WHAT YOU SHOULD DO: Find the lines with "chart" in them and copy them out.

GIVEN DATA:
________________________________________

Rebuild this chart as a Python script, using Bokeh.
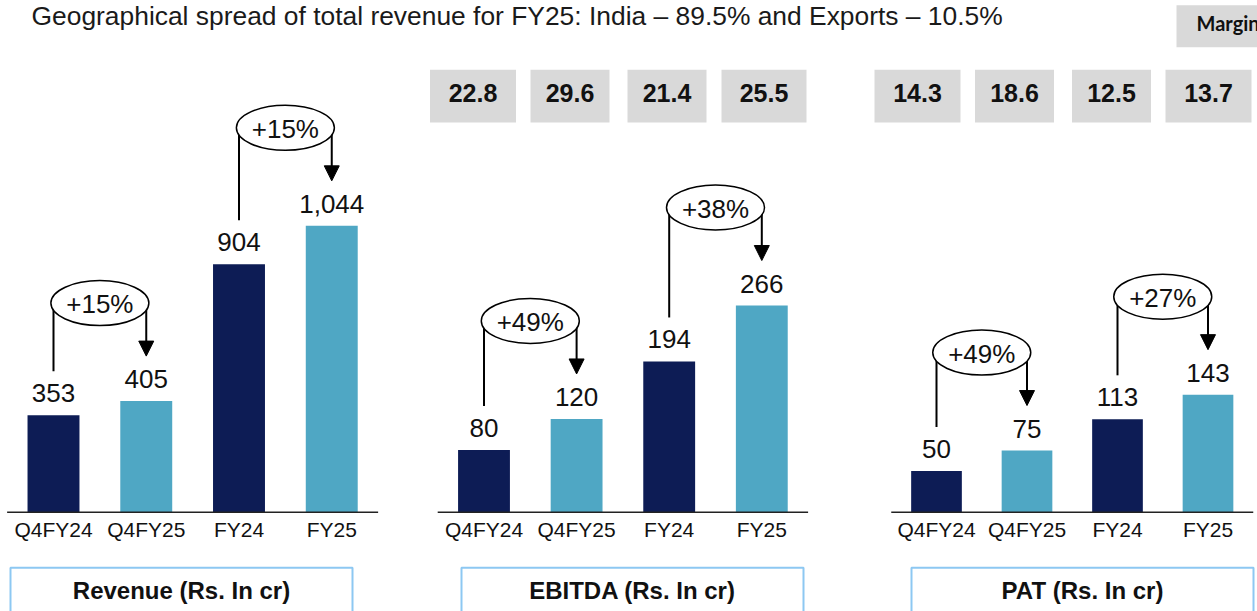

________________________________________

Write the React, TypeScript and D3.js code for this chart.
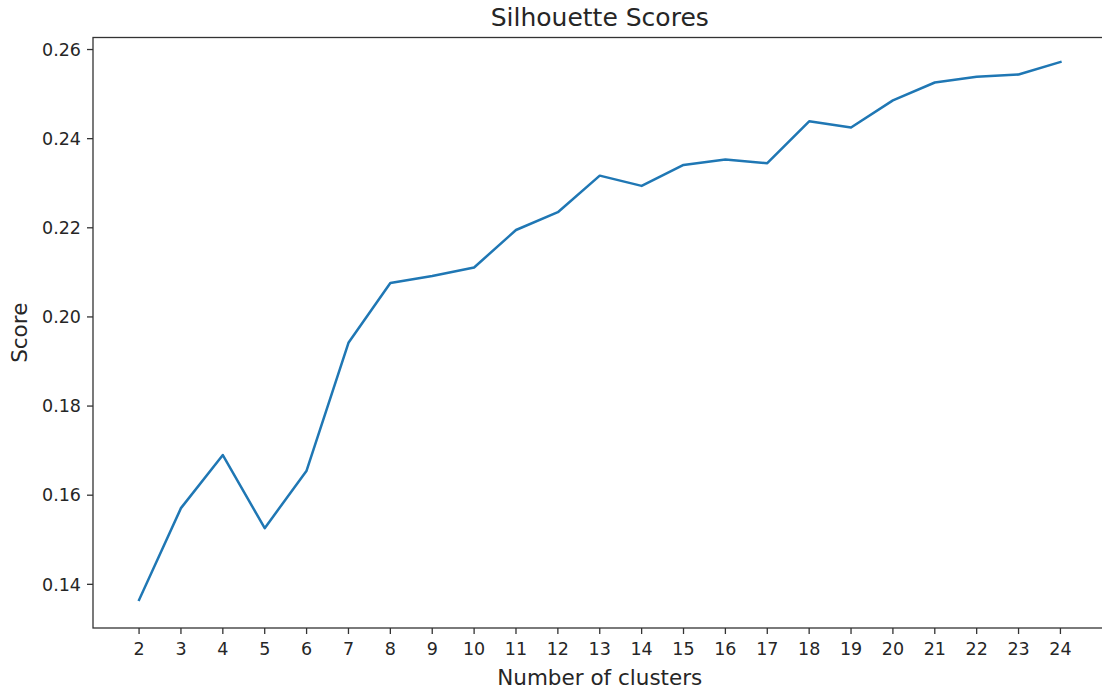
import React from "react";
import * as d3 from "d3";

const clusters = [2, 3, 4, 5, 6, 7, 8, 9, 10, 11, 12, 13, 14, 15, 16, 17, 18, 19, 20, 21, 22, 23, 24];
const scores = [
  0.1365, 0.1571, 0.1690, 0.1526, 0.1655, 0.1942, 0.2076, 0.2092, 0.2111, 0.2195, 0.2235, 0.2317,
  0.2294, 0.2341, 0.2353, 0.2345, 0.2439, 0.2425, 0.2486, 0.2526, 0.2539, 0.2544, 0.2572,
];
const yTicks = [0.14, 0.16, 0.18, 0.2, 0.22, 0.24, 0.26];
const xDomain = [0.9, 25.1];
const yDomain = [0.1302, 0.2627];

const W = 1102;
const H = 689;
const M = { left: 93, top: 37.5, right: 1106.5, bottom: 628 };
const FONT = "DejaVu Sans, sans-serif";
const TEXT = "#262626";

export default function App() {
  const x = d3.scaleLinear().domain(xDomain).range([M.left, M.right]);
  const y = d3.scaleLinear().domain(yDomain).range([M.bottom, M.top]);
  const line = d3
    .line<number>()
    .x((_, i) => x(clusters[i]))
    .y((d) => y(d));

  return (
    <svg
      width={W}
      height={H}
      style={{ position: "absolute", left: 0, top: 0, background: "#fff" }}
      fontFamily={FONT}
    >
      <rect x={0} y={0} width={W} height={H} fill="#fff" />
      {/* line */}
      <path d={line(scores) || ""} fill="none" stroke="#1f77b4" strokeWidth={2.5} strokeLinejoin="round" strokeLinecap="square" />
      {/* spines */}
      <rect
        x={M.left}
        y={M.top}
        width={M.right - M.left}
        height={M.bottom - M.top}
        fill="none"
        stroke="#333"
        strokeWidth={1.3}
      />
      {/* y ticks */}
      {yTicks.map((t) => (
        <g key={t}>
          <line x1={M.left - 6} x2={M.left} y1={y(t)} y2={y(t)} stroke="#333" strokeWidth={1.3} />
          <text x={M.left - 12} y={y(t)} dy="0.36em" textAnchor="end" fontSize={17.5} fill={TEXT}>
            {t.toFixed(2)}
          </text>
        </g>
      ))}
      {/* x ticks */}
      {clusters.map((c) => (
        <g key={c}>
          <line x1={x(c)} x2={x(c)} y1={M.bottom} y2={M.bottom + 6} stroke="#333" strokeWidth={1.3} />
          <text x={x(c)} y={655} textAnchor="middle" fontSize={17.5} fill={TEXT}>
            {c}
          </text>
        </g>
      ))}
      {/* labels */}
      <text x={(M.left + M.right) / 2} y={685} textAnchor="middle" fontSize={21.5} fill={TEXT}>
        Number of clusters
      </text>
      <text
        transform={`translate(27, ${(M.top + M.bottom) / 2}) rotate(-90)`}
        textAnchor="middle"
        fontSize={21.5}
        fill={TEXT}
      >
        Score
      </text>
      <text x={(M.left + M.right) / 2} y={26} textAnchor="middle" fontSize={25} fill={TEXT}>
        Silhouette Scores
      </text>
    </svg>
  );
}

________________________________________

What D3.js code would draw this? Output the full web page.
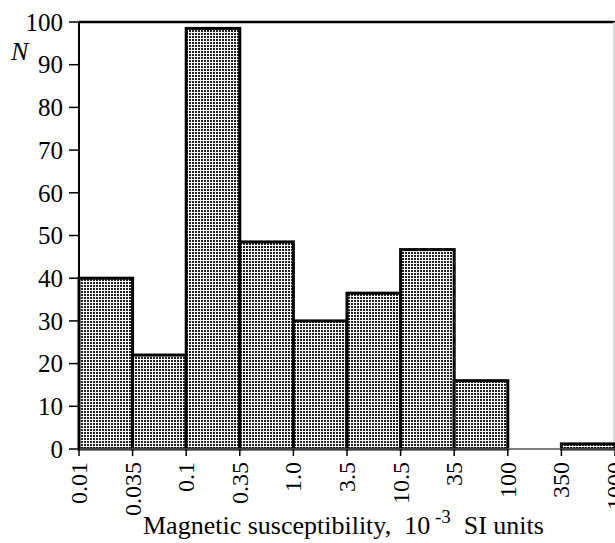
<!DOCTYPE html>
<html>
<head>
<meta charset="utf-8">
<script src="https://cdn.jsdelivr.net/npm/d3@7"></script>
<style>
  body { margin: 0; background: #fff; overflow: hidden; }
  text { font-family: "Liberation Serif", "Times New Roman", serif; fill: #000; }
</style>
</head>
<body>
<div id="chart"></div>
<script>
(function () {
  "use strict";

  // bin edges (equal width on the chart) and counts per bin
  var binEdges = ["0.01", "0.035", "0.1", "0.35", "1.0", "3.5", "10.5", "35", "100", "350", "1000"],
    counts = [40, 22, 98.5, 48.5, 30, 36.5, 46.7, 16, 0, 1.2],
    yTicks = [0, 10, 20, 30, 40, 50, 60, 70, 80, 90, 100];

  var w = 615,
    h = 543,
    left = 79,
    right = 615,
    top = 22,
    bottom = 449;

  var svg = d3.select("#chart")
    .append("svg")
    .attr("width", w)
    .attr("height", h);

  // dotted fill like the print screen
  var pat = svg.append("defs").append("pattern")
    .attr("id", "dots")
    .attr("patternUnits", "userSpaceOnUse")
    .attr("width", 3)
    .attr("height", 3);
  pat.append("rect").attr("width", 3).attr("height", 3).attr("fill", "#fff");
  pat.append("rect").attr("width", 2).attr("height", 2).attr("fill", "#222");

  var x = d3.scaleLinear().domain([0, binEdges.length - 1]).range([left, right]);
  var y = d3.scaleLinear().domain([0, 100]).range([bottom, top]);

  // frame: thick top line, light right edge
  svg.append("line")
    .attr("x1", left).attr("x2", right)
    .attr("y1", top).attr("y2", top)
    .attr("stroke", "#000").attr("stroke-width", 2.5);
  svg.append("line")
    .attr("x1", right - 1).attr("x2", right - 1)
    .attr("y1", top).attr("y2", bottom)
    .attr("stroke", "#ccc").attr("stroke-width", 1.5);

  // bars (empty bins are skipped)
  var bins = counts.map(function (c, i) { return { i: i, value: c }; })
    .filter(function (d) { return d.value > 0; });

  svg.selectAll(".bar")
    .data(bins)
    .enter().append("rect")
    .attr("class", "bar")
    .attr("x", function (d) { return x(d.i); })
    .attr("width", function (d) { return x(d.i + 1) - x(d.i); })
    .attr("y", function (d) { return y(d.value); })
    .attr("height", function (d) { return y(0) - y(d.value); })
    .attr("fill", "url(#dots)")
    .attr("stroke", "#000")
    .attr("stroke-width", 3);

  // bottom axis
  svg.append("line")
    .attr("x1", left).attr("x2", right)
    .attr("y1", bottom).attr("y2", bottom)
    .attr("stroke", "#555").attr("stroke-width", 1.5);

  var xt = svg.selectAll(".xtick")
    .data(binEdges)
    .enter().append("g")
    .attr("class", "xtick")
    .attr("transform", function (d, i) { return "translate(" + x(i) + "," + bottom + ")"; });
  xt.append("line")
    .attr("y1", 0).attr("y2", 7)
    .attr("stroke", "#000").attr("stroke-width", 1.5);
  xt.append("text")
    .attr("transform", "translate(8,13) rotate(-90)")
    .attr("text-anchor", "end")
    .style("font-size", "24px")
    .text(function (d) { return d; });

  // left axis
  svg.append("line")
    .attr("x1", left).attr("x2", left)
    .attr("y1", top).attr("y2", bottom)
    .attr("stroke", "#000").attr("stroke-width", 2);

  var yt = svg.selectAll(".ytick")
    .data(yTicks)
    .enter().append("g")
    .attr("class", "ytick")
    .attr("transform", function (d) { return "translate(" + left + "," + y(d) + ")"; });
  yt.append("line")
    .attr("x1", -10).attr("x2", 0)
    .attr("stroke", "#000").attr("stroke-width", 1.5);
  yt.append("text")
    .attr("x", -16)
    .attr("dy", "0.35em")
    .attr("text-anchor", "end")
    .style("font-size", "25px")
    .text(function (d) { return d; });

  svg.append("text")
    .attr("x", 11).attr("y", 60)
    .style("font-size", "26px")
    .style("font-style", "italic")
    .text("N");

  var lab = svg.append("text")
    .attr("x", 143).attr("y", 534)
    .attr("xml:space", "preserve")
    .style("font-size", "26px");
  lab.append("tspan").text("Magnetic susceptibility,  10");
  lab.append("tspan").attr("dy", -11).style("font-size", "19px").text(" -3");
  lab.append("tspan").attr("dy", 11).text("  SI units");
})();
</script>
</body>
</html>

________________________________________

FINAL RESULT:
Rebuild this chart as a Python script, using Bokeh.
Write the React, TypeScript and D3.js code for this chart.
<div id="chart"></div>
  // bin edges (equal width on the chart) and counts per bin
  var svg = d3.select("#chart")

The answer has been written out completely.